Im Südosten, wo die Wolkenkratzer verschwinden und der alte Stadtkern der Gründungsväter sich in Backsteinhaussträßchen erstreckt, hebt sich nur die South Street vom Rest ab. Vor allem, weil jede dritte Hauswand das Mosaik von einem lokalen Künstler namens Zadar trägt. Zadar siedelte sich mit ein paar anderen Künstlern in der South Street an, als sie so heruntergekommen war, das man von Abreißen und Immobiliengeschäften sprach. Heute ist es der hippste Teil der Stadt, und aus Zadars einstigem Atelier ist der “Magical Garden” geworden. Glasflaschen, Porzellan, Spiegel, Fahrradreifen – alles verwächst zu einem verschlungenen Kunstwerk. In der hinteren Gallerie wachsen Bilder eines anderen Künstlers aus ihren Rahmen hinaus ins Nachbarbild. Es ist Vernissage, der Maler steht neben mir und erzählt, wie er Pferdehufe am liebsten malt und wirkt leicht und gesellig. Er passt nicht zu seinen Bildern.

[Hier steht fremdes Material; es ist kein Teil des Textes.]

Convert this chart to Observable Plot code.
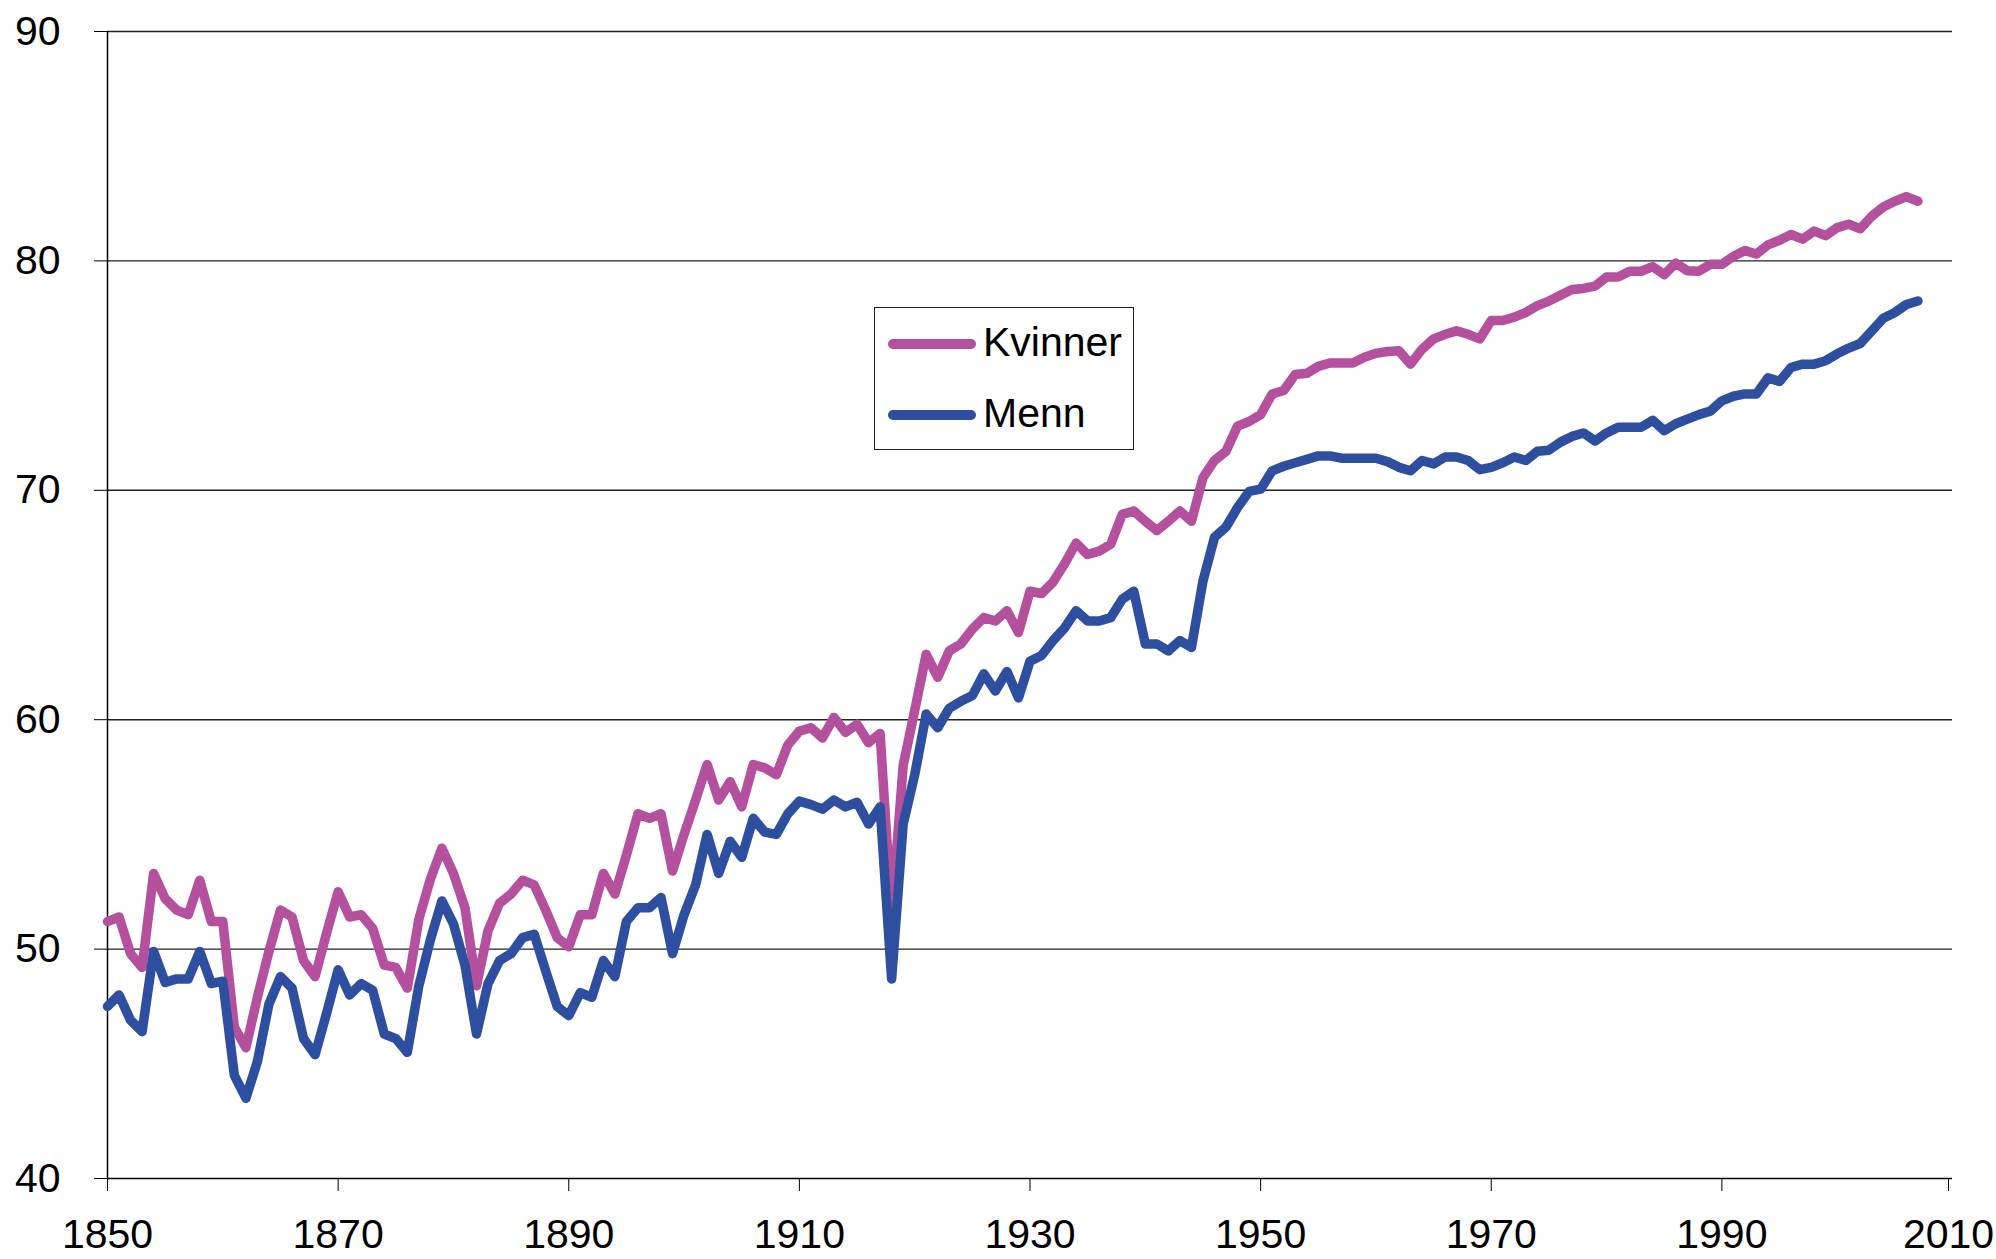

Aber wer tut das schon wirklich.

Den Abend verbringe ich mit verschiedensten Europäern und Latinos im Hostel, seltsam, US-Amerikaner scheinen nicht in philadelphische Hostels zu kommen, obwohl sie sonst um die Liberty Bell und die anderen Attraktionen ihrer Gründungsgeschichte nur so herumströmen. Jeder einzelne der Hostelbesucher reist alleine, alle schlafen in Dormbetten. Es brauchte trotzdem eine Kiste Freibier um sie alle zusammen zum Reden zu bringen. Manchmal neigen wir dazu, uns unsere Isolationszellen selbst zu bauen.
Am nächsten Tag verlasse ich das für eine Großstadt recht gemütliche Philadelphia, um in den Pinelands noch ein wenig in die Natur zu kommen. Der Nationalark im Süden von New Jersey besteht nahezu ausschließlich aus Flüssen und Pinienwäldern, vereinzelten Straßen und weitläufigen Campingplätzen. Mit einem vom Drehbuchautor geborgten Miniaturzelt schlage ich mein Lager auf und versuche dann mit einer Karte des Natoinalparkgebiets, einen Wanderweg zu finden. Leider ist die Karte völlig verzerrt, und der vermeintlich idyllische Wanderweg führt die ersten 9 Kilometer in der Nähe meines Campingplatzes eine baumlose, schnurgerade Sandpiste entlang… Nach anderthalb Stunden gebe ich auf und hitchhike mit ein paar Hillbillies zurück, deren zweite Frage (nach woher ich komme) ist, wie das denn nun mit den Flüchtlingen in Deutschland so gehe. Sie hätten ja Schlimmes gehört. Aus ihrem Pick up kommt Countrymusik, ich erzähle, dass die Behörden inzwischen viel besser strukturiert sind und Flüchtlingslager besser funktionieren. Ich glaube nicht, dass es das ist, was sie hören wollten. Wir verabschieden uns, wie man sich von Leuten verabschiedet, die nett zu einem waren, aber diese Nettigkeit nicht universell anwenden würden und ich flüchte mich in meine selbstgewählte Einsamkeit, mit einem eiskalten Fluss, zu vielen Mücken, Grillenzirpen und Pinienwaldgeruch. Ich fahre stundenlang Kayak und genieße die Ruhe. Fast niemand begegnet mir. Es ist schön. Und still.
Am Ende des Tages freue ich mich auf die bekannten Gesichter, die mich in in Kürze in Long Branch erwarten.